Directive. Take every line from the material that has the word "draws" in it.

Begin Input records

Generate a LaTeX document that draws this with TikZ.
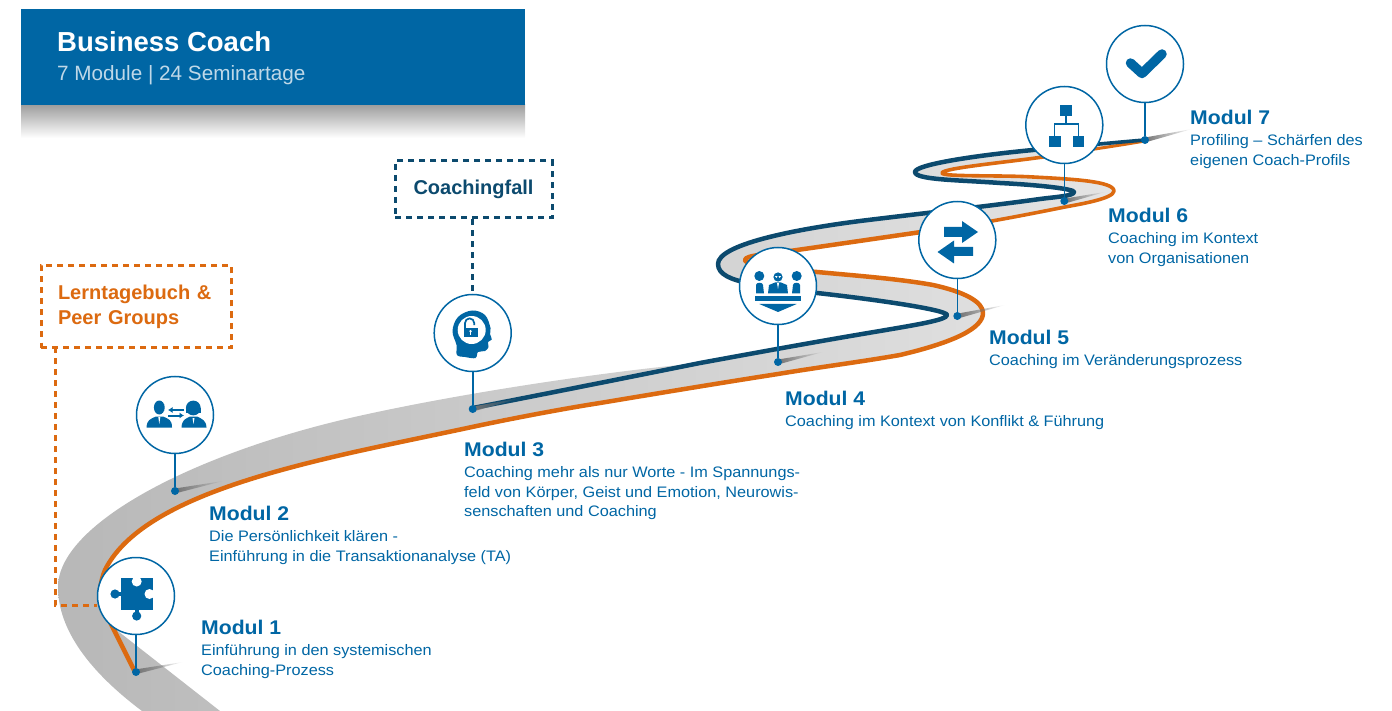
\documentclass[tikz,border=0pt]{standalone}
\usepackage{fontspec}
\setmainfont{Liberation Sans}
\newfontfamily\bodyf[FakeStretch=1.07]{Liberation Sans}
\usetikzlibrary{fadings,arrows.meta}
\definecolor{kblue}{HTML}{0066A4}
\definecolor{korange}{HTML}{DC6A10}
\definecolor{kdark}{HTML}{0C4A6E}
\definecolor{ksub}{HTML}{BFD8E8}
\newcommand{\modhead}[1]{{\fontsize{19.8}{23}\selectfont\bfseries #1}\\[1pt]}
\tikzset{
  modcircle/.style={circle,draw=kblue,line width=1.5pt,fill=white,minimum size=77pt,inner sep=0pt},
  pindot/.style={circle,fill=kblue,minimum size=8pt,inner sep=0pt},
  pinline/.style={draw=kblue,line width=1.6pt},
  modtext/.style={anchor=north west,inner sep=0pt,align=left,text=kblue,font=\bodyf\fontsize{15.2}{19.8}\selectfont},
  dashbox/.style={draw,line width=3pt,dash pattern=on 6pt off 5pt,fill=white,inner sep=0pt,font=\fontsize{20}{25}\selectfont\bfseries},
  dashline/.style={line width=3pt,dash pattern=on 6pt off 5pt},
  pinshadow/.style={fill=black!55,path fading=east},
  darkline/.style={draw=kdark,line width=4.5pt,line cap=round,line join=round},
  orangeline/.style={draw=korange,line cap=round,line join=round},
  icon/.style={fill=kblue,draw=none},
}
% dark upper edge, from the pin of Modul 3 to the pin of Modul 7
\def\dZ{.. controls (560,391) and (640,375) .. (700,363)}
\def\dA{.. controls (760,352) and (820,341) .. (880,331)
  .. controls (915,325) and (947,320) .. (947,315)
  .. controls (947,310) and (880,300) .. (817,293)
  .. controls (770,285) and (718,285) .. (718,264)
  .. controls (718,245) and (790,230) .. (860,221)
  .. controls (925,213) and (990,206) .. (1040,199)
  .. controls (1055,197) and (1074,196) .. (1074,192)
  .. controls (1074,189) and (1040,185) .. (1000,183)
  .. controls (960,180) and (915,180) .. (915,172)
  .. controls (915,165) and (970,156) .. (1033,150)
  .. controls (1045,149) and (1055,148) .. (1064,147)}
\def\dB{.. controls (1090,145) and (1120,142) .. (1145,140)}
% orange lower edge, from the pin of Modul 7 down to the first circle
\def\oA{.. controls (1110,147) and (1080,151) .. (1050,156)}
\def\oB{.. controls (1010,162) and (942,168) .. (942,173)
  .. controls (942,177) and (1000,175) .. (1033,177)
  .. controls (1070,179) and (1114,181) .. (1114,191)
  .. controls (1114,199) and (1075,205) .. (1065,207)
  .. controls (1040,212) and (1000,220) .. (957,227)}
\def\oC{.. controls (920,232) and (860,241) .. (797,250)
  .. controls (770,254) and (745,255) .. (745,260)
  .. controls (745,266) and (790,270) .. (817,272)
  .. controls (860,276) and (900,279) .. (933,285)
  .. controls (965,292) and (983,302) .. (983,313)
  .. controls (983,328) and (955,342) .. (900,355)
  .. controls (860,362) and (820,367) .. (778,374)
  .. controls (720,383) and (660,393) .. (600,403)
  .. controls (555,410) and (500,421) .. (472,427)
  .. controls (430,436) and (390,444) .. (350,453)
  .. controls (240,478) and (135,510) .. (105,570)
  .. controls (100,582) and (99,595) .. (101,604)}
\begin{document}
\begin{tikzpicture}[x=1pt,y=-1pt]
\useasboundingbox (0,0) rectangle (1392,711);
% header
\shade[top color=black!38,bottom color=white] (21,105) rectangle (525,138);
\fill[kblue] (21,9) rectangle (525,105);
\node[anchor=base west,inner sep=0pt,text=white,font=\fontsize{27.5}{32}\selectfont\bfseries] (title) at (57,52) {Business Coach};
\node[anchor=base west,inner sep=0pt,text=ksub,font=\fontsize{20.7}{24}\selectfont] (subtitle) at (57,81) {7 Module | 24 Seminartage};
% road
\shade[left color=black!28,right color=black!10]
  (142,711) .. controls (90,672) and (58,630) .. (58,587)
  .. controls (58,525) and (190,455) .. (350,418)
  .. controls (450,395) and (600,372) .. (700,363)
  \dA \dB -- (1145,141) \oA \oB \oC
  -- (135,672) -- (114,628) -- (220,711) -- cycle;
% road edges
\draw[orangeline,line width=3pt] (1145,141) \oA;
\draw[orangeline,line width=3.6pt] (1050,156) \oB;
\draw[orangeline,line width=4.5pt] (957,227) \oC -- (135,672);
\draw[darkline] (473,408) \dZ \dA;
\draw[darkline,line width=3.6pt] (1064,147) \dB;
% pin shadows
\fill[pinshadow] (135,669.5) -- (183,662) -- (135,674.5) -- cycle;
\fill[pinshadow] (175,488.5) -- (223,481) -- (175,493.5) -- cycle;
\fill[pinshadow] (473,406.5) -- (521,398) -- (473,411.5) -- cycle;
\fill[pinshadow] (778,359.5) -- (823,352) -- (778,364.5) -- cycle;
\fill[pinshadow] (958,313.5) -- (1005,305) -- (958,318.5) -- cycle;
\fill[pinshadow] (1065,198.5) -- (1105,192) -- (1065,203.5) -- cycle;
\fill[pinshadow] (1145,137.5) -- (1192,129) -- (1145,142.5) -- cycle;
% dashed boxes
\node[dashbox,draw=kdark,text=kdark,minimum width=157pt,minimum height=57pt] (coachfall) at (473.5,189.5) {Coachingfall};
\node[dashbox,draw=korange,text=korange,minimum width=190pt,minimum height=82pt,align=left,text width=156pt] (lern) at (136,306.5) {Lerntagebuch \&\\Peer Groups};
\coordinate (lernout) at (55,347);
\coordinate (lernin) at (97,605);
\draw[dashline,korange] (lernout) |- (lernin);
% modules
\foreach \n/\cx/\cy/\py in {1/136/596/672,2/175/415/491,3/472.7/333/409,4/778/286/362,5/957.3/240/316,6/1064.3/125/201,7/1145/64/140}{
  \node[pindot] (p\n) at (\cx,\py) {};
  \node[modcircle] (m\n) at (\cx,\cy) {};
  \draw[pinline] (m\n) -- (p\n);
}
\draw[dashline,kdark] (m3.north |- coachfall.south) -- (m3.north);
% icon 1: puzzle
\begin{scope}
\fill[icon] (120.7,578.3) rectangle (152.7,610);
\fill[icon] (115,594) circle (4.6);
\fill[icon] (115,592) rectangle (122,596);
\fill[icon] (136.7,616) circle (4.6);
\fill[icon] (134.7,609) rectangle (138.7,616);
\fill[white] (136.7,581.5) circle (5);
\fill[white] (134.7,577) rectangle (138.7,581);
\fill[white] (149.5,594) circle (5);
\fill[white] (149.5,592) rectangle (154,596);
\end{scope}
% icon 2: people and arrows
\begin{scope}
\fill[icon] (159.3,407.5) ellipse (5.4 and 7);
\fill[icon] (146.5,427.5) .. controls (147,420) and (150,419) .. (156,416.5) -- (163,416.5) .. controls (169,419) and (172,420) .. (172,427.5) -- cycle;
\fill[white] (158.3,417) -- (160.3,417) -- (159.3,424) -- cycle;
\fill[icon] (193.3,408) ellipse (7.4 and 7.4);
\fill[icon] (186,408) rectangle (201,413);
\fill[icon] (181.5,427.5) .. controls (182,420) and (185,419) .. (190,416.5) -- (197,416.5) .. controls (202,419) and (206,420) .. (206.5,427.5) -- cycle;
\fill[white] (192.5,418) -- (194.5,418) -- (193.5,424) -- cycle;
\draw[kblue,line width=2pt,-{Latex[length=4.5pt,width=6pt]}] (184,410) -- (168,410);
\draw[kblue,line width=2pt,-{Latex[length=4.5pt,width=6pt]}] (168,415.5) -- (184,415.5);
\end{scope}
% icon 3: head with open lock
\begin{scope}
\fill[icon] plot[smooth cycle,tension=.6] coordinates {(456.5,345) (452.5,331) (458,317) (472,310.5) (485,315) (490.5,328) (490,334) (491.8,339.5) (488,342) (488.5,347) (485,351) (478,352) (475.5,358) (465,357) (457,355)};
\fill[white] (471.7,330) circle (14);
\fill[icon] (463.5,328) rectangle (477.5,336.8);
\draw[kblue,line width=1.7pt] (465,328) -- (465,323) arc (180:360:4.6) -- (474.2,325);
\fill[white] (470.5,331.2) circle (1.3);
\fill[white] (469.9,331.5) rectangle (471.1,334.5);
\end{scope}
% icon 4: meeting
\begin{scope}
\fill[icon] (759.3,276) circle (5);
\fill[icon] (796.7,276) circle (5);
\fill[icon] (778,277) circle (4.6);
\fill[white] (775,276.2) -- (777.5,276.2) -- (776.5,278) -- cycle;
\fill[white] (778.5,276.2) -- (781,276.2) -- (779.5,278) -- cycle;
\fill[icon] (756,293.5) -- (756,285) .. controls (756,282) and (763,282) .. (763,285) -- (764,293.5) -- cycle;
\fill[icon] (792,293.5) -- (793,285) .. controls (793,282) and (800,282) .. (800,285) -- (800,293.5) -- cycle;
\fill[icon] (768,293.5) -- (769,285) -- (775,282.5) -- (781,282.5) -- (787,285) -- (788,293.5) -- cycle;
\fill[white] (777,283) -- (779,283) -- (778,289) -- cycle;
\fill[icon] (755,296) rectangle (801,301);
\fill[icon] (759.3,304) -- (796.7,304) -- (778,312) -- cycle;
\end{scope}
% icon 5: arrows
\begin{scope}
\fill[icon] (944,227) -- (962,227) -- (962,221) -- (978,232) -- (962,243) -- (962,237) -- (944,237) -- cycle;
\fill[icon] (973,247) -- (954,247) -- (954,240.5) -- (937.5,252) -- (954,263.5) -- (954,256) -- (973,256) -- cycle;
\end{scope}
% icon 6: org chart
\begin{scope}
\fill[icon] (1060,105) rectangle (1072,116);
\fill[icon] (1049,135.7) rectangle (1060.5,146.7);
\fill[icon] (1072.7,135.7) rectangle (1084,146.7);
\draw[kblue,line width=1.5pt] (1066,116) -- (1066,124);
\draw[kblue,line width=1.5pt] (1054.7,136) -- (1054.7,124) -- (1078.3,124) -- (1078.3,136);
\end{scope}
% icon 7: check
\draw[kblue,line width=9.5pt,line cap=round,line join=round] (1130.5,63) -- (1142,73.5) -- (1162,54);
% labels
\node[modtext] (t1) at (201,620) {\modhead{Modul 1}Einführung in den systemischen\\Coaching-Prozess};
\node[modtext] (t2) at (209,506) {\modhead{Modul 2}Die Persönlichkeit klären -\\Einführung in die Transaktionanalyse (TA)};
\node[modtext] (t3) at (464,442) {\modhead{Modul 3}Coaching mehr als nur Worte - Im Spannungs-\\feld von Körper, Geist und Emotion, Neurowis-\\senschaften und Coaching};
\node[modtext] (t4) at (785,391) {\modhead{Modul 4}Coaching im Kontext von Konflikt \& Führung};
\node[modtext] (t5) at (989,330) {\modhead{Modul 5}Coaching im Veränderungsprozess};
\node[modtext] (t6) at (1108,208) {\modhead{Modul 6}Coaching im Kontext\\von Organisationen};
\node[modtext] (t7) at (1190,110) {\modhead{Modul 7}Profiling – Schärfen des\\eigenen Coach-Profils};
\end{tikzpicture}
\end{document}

End Input records
Begin Input records

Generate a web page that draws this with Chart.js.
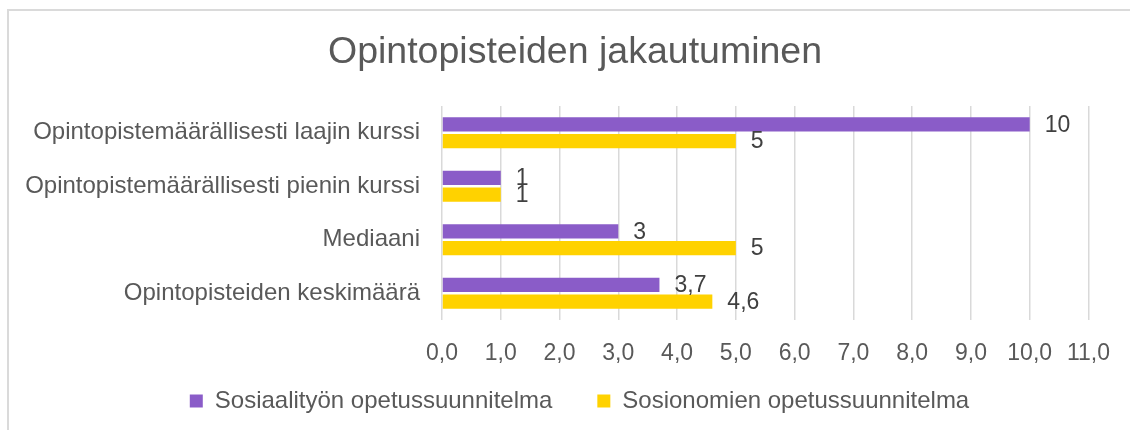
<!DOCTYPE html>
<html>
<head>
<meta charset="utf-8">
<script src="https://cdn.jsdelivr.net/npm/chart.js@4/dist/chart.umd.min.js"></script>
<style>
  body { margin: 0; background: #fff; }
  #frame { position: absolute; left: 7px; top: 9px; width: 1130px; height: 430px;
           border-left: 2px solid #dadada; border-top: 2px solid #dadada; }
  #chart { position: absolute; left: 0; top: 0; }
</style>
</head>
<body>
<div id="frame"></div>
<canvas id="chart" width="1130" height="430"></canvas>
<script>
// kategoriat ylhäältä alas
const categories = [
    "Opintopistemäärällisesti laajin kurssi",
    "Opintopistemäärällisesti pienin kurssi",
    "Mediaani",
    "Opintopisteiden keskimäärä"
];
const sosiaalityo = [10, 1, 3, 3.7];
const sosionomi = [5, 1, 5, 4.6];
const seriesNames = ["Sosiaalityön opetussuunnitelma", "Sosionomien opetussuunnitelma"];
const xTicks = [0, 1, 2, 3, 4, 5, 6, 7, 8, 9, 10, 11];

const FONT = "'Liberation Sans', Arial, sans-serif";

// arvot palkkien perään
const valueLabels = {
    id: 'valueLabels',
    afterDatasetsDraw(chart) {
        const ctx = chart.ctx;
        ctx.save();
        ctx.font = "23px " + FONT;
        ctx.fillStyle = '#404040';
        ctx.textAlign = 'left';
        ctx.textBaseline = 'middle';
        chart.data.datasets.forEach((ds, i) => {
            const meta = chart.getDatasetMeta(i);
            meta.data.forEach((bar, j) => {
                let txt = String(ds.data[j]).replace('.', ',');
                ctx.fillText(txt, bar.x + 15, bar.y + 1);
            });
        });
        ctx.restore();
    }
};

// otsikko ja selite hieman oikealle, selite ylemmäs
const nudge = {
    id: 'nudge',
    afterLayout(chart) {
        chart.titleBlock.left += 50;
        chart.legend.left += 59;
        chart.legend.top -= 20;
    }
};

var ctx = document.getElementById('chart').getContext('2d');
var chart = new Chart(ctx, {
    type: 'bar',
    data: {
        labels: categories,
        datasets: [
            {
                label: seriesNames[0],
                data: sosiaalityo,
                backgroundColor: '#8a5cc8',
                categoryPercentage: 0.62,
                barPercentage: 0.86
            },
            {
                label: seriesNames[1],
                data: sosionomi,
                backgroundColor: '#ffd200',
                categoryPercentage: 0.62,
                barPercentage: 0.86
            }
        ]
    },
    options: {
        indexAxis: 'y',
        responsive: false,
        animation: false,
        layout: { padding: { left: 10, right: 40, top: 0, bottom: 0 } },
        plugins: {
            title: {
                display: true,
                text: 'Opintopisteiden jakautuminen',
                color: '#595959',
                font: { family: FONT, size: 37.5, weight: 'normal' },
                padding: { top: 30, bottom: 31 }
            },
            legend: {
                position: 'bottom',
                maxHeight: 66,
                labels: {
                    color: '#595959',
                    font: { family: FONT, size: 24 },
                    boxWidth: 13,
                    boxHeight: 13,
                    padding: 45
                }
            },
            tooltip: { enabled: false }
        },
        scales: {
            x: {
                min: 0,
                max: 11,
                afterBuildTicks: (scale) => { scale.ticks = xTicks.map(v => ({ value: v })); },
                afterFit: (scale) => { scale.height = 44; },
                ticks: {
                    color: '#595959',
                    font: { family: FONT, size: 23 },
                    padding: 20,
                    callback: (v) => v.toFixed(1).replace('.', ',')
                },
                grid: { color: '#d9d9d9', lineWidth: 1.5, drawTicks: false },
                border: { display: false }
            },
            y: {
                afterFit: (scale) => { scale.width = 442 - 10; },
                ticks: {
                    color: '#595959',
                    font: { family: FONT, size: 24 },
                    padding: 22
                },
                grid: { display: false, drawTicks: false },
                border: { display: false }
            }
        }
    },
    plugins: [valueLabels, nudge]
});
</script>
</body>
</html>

End Input records

Solved exercise.
Generate a LaTeX document that draws this with TikZ.
Generate a web page that draws this with Chart.js.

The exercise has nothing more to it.